• TASK DETAILS: Retype the whole listing, please, keeping every line exact and dropping the pictures.

• AVAILABLE DATA:
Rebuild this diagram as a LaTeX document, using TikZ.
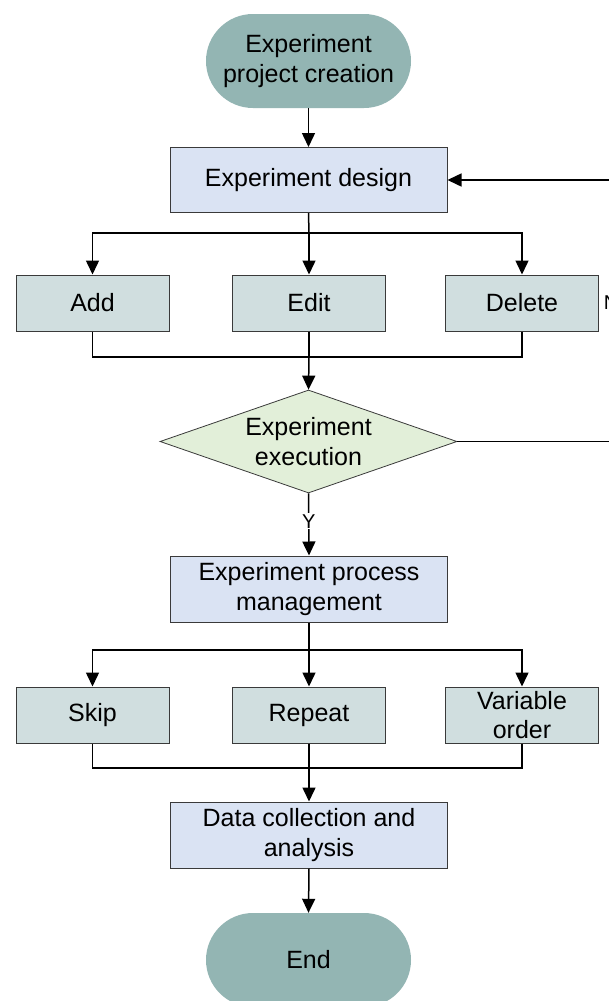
\documentclass[tikz,border=0pt]{standalone}
\usepackage{fontspec}
\setmainfont{Liberation Sans}
\usetikzlibrary{arrows.meta,shapes.misc,shapes.geometric}
\definecolor{termfill}{HTML}{93B5B3}
\definecolor{bluefill}{HTML}{DAE3F3}
\definecolor{greyfill}{HTML}{D0DEDF}
\definecolor{greenfill}{HTML}{E2EFD9}
\definecolor{edge}{HTML}{3A3A3A}
\begin{document}
\begin{tikzpicture}[x=1pt,y=-1pt,
  every node/.style={font=\fontsize{25}{29.5}\selectfont, align=center, inner sep=0pt},
  term/.style={rounded rectangle, fill=termfill, minimum width=205pt, minimum height=94pt},
  mainbox/.style={rectangle, draw=edge, line width=1pt, fill=bluefill, minimum width=277pt, minimum height=66pt},
  subbox/.style={rectangle, draw=edge, line width=1pt, fill=greyfill, minimum width=153pt, minimum height=56pt},
  decision/.style={diamond, aspect=2.88, draw=edge, line width=0.8pt, fill=greenfill, minimum width=297pt, minimum height=103pt},
  conn/.style={line width=1.5pt, black},
  arr/.style={conn, -{Triangle[length=14pt,width=13pt]}},
  lbl/.style={font=\fontsize{20}{24}\selectfont, fill=white, inner sep=1pt}
]
\useasboundingbox (0,0) rectangle (609,1001);
\fill[white] (0,0) rectangle (609,1001);
\clip (0,0) rectangle (609,1001);

% nodes
\node[term] (start) at (308.5,61) {Experiment\\project creation};
\node[mainbox, minimum height=65pt] (design) at (308.5,180) {Experiment design};
\node[subbox] (add) at (92.5,303) {Add};
\node[subbox] (edit) at (309,303) {Edit};
\node[subbox] (delete) at (522,303) {Delete};
\node[decision] (exec) at (308.5,441.5) {Experiment\\execution};
\node[mainbox] (proc) at (309,589) {Experiment process\\management};
\node[subbox] (skip) at (92.5,715) {Skip};
\node[subbox] (repeat) at (309,715) {Repeat};
\node[subbox] (varord) at (522,715) {Variable\\order};
\node[mainbox] (data) at (309,835) {Data collection and\\analysis};
\node[term] (end) at (308.5,960) {End};

% helper coordinates
\coordinate (b1) at (309,233);
\coordinate (m1) at (309,357);
\coordinate (b2) at (309,650);
\coordinate (m2) at (309,768);
\coordinate (r1) at (611,441.5);
\coordinate (r2) at (611,180);

% connectors
\draw[arr] (start.south) -- (design.north);
\draw[conn] (design.south) -- (b1);
\draw[arr] (b1) -| (add.north);
\draw[arr] (b1) -- (edit.north);
\draw[arr] (b1) -| (delete.north);
\draw[conn] (add.south) |- (m1);
\draw[conn] (delete.south) |- (m1);
\draw[conn] (edit.south) -- (m1);
\draw[arr] (m1) -- (exec.north);

\draw[conn] (exec.east) -- (r1) -- (r2);
\draw[arr] (r2) -- (design.east);
\node[lbl] (nlabel) at (611,303) {N};

\draw[arr] (exec.south) -- node[lbl, pos=0.45] (ylabel) {Y} (proc.north);

\draw[conn] (proc.south) -- (b2);
\draw[arr] (b2) -| (skip.north);
\draw[arr] (b2) -- (repeat.north);
\draw[arr] (b2) -| (varord.north);
\draw[conn] (skip.south) |- (m2);
\draw[conn] (varord.south) |- (m2);
\draw[conn] (repeat.south) -- (m2);
\draw[arr] (m2) -- (data.north);

\draw[arr] (data.south) -- (end.north);
\end{tikzpicture}
\end{document}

• FULL OUTPUT:
Rebuild this diagram as a LaTeX document, using TikZ.
\documentclass[tikz,border=0pt]{standalone}
\usepackage{fontspec}
\setmainfont{Liberation Sans}
\usetikzlibrary{arrows.meta,shapes.misc,shapes.geometric}
\definecolor{termfill}{HTML}{93B5B3}
\definecolor{bluefill}{HTML}{DAE3F3}
\definecolor{greyfill}{HTML}{D0DEDF}
\definecolor{greenfill}{HTML}{E2EFD9}
\definecolor{edge}{HTML}{3A3A3A}
\begin{document}
\begin{tikzpicture}[x=1pt,y=-1pt,
  every node/.style={font=\fontsize{25}{29.5}\selectfont, align=center, inner sep=0pt},
  term/.style={rounded rectangle, fill=termfill, minimum width=205pt, minimum height=94pt},
  mainbox/.style={rectangle, draw=edge, line width=1pt, fill=bluefill, minimum width=277pt, minimum height=66pt},
  subbox/.style={rectangle, draw=edge, line width=1pt, fill=greyfill, minimum width=153pt, minimum height=56pt},
  decision/.style={diamond, aspect=2.88, draw=edge, line width=0.8pt, fill=greenfill, minimum width=297pt, minimum height=103pt},
  conn/.style={line width=1.5pt, black},
  arr/.style={conn, -{Triangle[length=14pt,width=13pt]}},
  lbl/.style={font=\fontsize{20}{24}\selectfont, fill=white, inner sep=1pt}
]
\useasboundingbox (0,0) rectangle (609,1001);
\fill[white] (0,0) rectangle (609,1001);
\clip (0,0) rectangle (609,1001);

% nodes
\node[term] (start) at (308.5,61) {Experiment\\project creation};
\node[mainbox, minimum height=65pt] (design) at (308.5,180) {Experiment design};
\node[subbox] (add) at (92.5,303) {Add};
\node[subbox] (edit) at (309,303) {Edit};
\node[subbox] (delete) at (522,303) {Delete};
\node[decision] (exec) at (308.5,441.5) {Experiment\\execution};
\node[mainbox] (proc) at (309,589) {Experiment process\\management};
\node[subbox] (skip) at (92.5,715) {Skip};
\node[subbox] (repeat) at (309,715) {Repeat};
\node[subbox] (varord) at (522,715) {Variable\\order};
\node[mainbox] (data) at (309,835) {Data collection and\\analysis};
\node[term] (end) at (308.5,960) {End};

% helper coordinates
\coordinate (b1) at (309,233);
\coordinate (m1) at (309,357);
\coordinate (b2) at (309,650);
\coordinate (m2) at (309,768);
\coordinate (r1) at (611,441.5);
\coordinate (r2) at (611,180);

% connectors
\draw[arr] (start.south) -- (design.north);
\draw[conn] (design.south) -- (b1);
\draw[arr] (b1) -| (add.north);
\draw[arr] (b1) -- (edit.north);
\draw[arr] (b1) -| (delete.north);
\draw[conn] (add.south) |- (m1);
\draw[conn] (delete.south) |- (m1);
\draw[conn] (edit.south) -- (m1);
\draw[arr] (m1) -- (exec.north);

\draw[conn] (exec.east) -- (r1) -- (r2);
\draw[arr] (r2) -- (design.east);
\node[lbl] (nlabel) at (611,303) {N};

\draw[arr] (exec.south) -- node[lbl, pos=0.45] (ylabel) {Y} (proc.north);

\draw[conn] (proc.south) -- (b2);
\draw[arr] (b2) -| (skip.north);
\draw[arr] (b2) -- (repeat.north);
\draw[arr] (b2) -| (varord.north);
\draw[conn] (skip.south) |- (m2);
\draw[conn] (varord.south) |- (m2);
\draw[conn] (repeat.south) -- (m2);
\draw[arr] (m2) -- (data.north);

\draw[arr] (data.south) -- (end.north);
\end{tikzpicture}
\end{document}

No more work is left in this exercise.